[Start]

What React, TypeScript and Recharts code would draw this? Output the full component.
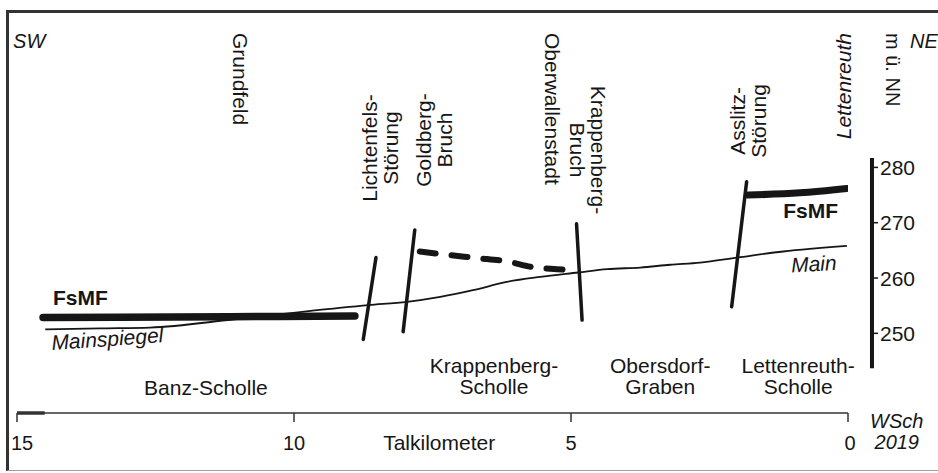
import React from 'react'
import {
  ComposedChart,
  Line,
  XAxis,
  YAxis,
  ReferenceLine,
  ReferenceDot,
} from 'recharts'

const kmTicks = [0, 5, 10, 15]
const levelTicks = [250, 260, 270, 280]

// Mainspiegel / Main
const mainKm = [14.49, 13.5, 12.6, 11.11, 9.89, 8.66, 7.96, 7.36, 6.77, 6.16, 5.56, 4.87, 4.35, 3.75, 3.21, 2.67, 2.0, 1.17, 0.02]
const mainLevel = [250.7, 250.9, 251.05, 252.5, 253.85, 255.1, 255.7, 256.6, 257.8, 259.3, 260.2, 261.0, 261.6, 261.9, 262.4, 262.8, 263.7, 264.8, 265.8]

// FsMF (Banz-Scholle, Krappenberg-Scholle dashed, Lettenreuth-Scholle)
const fsmfWestKm = [14.53, 11.16, 8.9]
const fsmfWestLevel = [252.85, 253.0, 253.15]
const fsmfMidKm = [7.73, 7.24, 6.68, 6.16, 5.7, 5.25, 4.93]
const fsmfMidLevel = [264.8, 264.2, 263.6, 263.0, 262.0, 261.6, 261.45]
const fsmfEastKm = [1.8, 0.87, 0.02]
const fsmfEastLevel = [275.0, 275.4, 276.2]

// faults: top and bottom end
const lichtenfelsKm = [8.52, 8.75]
const lichtenfelsLevel = [263.7, 248.9]
const goldbergKm = [7.82, 8.03]
const goldbergLevel = [268.7, 250.3]
const krappenbergKm = [4.9, 4.8]
const krappenbergLevel = [269.8, 252.4]
const asslitzKm = [1.83, 2.1]
const asslitzLevel = [277.4, 254.8]

const kmDomain = [0, 15]
const levelDomain = [235.6, 281.7]
const levelAxisKm = -0.433
const levelAxisRange = [243.7, 281.7]

const FONT = '"Liberation Sans", Arial, Helvetica, sans-serif'
const INK = '#161616'

const toPoints = (km: number[], level: number[]) =>
  km.map((k, i) => ({ km: k, level: level[i] }))

const mainData = toPoints(mainKm, mainLevel)
const fsmfWest = toPoints(fsmfWestKm, fsmfWestLevel)
const fsmfMid = toPoints(fsmfMidKm, fsmfMidLevel)
const fsmfEast = toPoints(fsmfEastKm, fsmfEastLevel)
const faults = [
  toPoints(lichtenfelsKm, lichtenfelsLevel),
  toPoints(goldbergKm, goldbergLevel),
  toPoints(krappenbergKm, krappenbergLevel),
  toPoints(asslitzKm, asslitzLevel),
]

interface Note {
  km: number
  level: number
  lines: string[]
  rotate?: number
  anchor?: 'start' | 'middle' | 'end'
  italic?: boolean
  bold?: boolean
  central?: boolean
  size?: number
  lh?: number
}

// text placed at section positions
const notes: Note[] = [
  { km: 15.07, level: 301.6, lines: ['SW'], italic: true, size: 20 },
  { km: -1.12, level: 301.6, lines: ['NE'], italic: true, size: 20 },
  { km: 10.97, level: 304.3, lines: ['Grundfeld'], rotate: 90, central: true },
  { km: 8.63, level: 283.5, lines: ['Lichtenfels-', 'Störung'], rotate: -90, anchor: 'middle', central: true },
  { km: 7.67, level: 284.95, lines: ['Goldberg-', 'Bruch'], rotate: -90, anchor: 'middle', central: true },
  { km: 5.34, level: 304.3, lines: ['Oberwallenstadt'], rotate: 90, central: true },
  { km: 4.51, level: 283.15, lines: ['Krappenberg-', 'Bruch'], rotate: 90, anchor: 'middle', central: true },
  { km: 1.99, level: 288.4, lines: ['Asslitz-', 'Störung'], rotate: -90, anchor: 'middle', central: true },
  { km: 0.09, level: 304.3, lines: ['Lettenreuth'], rotate: -90, anchor: 'end', italic: true, central: true },
  { km: -0.81, level: 304.3, lines: ['m ü. NN'], rotate: 90, central: true, size: 20 },
  { km: 14.35, level: 255.1, lines: ['FsMF'], bold: true },
  { km: 1.17, level: 270.85, lines: ['FsMF'], bold: true },
  { km: 14.37, level: 246.98, lines: ['Mainspiegel'], rotate: -4, italic: true },
  { km: 0.2, level: 261.45, lines: ['Main'], rotate: -3, italic: true, anchor: 'end' },
  { km: 11.59, level: 238.84, lines: ['Banz-Scholle'], anchor: 'middle' },
  { km: 6.39, level: 242.82, lines: ['Krappenberg-', 'Scholle'], anchor: 'middle' },
  { km: 3.39, level: 242.82, lines: ['Obersdorf-', 'Graben'], anchor: 'middle' },
  { km: 0.9, level: 242.82, lines: ['Lettenreuth-', 'Scholle'], anchor: 'middle' },
  { km: -0.88, level: 232.88, lines: ['WSch', '2019'], anchor: 'middle', italic: true, size: 20 },
  { km: 7.38, level: 228.9, lines: ['Talkilometer'], anchor: 'middle' },
]

function NoteShape({ cx, cy, note }: any) {
  const { lines, rotate = 0, anchor = 'start', italic, bold, central, size = 21, lh = 21 } = note as Note
  return (
    <g transform={`translate(${cx},${cy}) rotate(${rotate})`}>
      {lines.map((t, i) => (
        <text
          key={i}
          x={0}
          y={i * lh}
          textAnchor={anchor}
          dominantBaseline={central ? 'central' : 'auto'}
          fontFamily={FONT}
          fontSize={size}
          fontStyle={italic ? 'italic' : 'normal'}
          fontWeight={bold ? 700 : 400}
          fill={INK}
        >
          {t}
        </text>
      ))}
    </g>
  )
}

function KmTick({ x, y, payload }: any) {
  const shift = payload.value === 15 ? 5 : payload.value === 0 ? 2 : 0
  return (
    <text x={x + shift} y={y + 15} textAnchor="middle" fontFamily={FONT} fontSize={20} fill={INK}>
      {payload.value}
    </text>
  )
}

function LevelTick({ x, y, payload }: any) {
  return (
    <g>
      <line x1={x + 24} x2={x + 30} y1={y} y2={y} stroke={INK} strokeWidth={1.5} />
      <text x={x + 32} y={y} dominantBaseline="central" fontFamily={FONT} fontSize={21} fill={INK}>
        {payload.value}
      </text>
    </g>
  )
}

export default function App() {
  return (
    <div style={{ position: 'absolute', left: 0, top: 0, width: 938, height: 473, overflow: 'hidden', background: '#fff' }}>
      <div
        style={{
          position: 'absolute',
          left: 6,
          top: 10,
          width: 950,
          height: 461,
          boxSizing: 'border-box',
          borderTop: '3px solid #333',
          borderLeft: '3px solid #333',
          borderBottom: '1px solid #a0a0a0',
        }}
      />
      <div style={{ position: 'absolute', left: 0, top: 0 }}>
        <ComposedChart width={938} height={473} margin={{ top: 158, right: 0, bottom: 0, left: 17 }}>
          <XAxis
            dataKey="km"
            type="number"
            domain={kmDomain}
            reversed
            ticks={kmTicks}
            allowDataOverflow
            axisLine={{ stroke: '#333', strokeWidth: 1.5 }}
            tickLine={{ stroke: '#333', strokeWidth: 1.5 }}
            tickSize={9}
            tickMargin={13}
            tick={<KmTick />}
            height={60}
          />
          <YAxis
            dataKey="level"
            type="number"
            orientation="right"
            domain={levelDomain}
            ticks={levelTicks}
            allowDataOverflow
            axisLine={false}
            tickLine={false}
            tickSize={0}
            tickMargin={0}
            tick={<LevelTick />}
            width={90}
          />
          <ReferenceLine
            segment={[
              { x: levelAxisKm, y: levelAxisRange[0] },
              { x: levelAxisKm, y: levelAxisRange[1] },
            ]}
            stroke={INK}
            strokeWidth={4}
            ifOverflow="visible"
          />
          <ReferenceLine
            segment={[
              { x: 15, y: levelDomain[0] },
              { x: 14.5, y: levelDomain[0] },
            ]}
            stroke="#333"
            strokeWidth={3.5}
            ifOverflow="visible"
          />
          <Line data={mainData} dataKey="level" type="monotone" stroke={INK} strokeWidth={1.8} dot={false} activeDot={false} isAnimationActive={false} />
          <Line data={fsmfWest} dataKey="level" type="monotone" stroke={INK} strokeWidth={7.5} strokeLinecap="round" dot={false} activeDot={false} isAnimationActive={false} />
          <Line data={fsmfMid} dataKey="level" type="monotone" stroke={INK} strokeWidth={6} strokeLinecap="round" strokeDasharray="16 16" dot={false} activeDot={false} isAnimationActive={false} />
          <Line data={fsmfEast} dataKey="level" type="monotone" stroke={INK} strokeWidth={7} strokeLinecap="round" dot={false} activeDot={false} isAnimationActive={false} />
          {faults.map((f, i) => (
            <Line key={i} data={f} dataKey="level" type="linear" stroke={INK} strokeWidth={3.5} strokeLinecap="round" dot={false} activeDot={false} isAnimationActive={false} />
          ))}
          {notes.map((n, i) => (
            <ReferenceDot
              key={`note-${i}`}
              x={n.km}
              y={n.level}
              r={0}
              ifOverflow="visible"
              shape={(p: any) => <NoteShape cx={p.cx} cy={p.cy} note={n} />}
            />
          ))}
        </ComposedChart>
      </div>
    </div>
  )
}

[End]

Please reproduce the listing exactly from its opening line through the line that contains "const fsmfEastLevel = [275.0, 275.4, 276.2]", both included, with all pictures omitted.

What React, TypeScript and Recharts code would draw this? Output the full component.
import React from 'react'
import {
  ComposedChart,
  Line,
  XAxis,
  YAxis,
  ReferenceLine,
  ReferenceDot,
} from 'recharts'

const kmTicks = [0, 5, 10, 15]
const levelTicks = [250, 260, 270, 280]

// Mainspiegel / Main
const mainKm = [14.49, 13.5, 12.6, 11.11, 9.89, 8.66, 7.96, 7.36, 6.77, 6.16, 5.56, 4.87, 4.35, 3.75, 3.21, 2.67, 2.0, 1.17, 0.02]
const mainLevel = [250.7, 250.9, 251.05, 252.5, 253.85, 255.1, 255.7, 256.6, 257.8, 259.3, 260.2, 261.0, 261.6, 261.9, 262.4, 262.8, 263.7, 264.8, 265.8]

// FsMF (Banz-Scholle, Krappenberg-Scholle dashed, Lettenreuth-Scholle)
const fsmfWestKm = [14.53, 11.16, 8.9]
const fsmfWestLevel = [252.85, 253.0, 253.15]
const fsmfMidKm = [7.73, 7.24, 6.68, 6.16, 5.7, 5.25, 4.93]
const fsmfMidLevel = [264.8, 264.2, 263.6, 263.0, 262.0, 261.6, 261.45]
const fsmfEastKm = [1.8, 0.87, 0.02]
const fsmfEastLevel = [275.0, 275.4, 276.2]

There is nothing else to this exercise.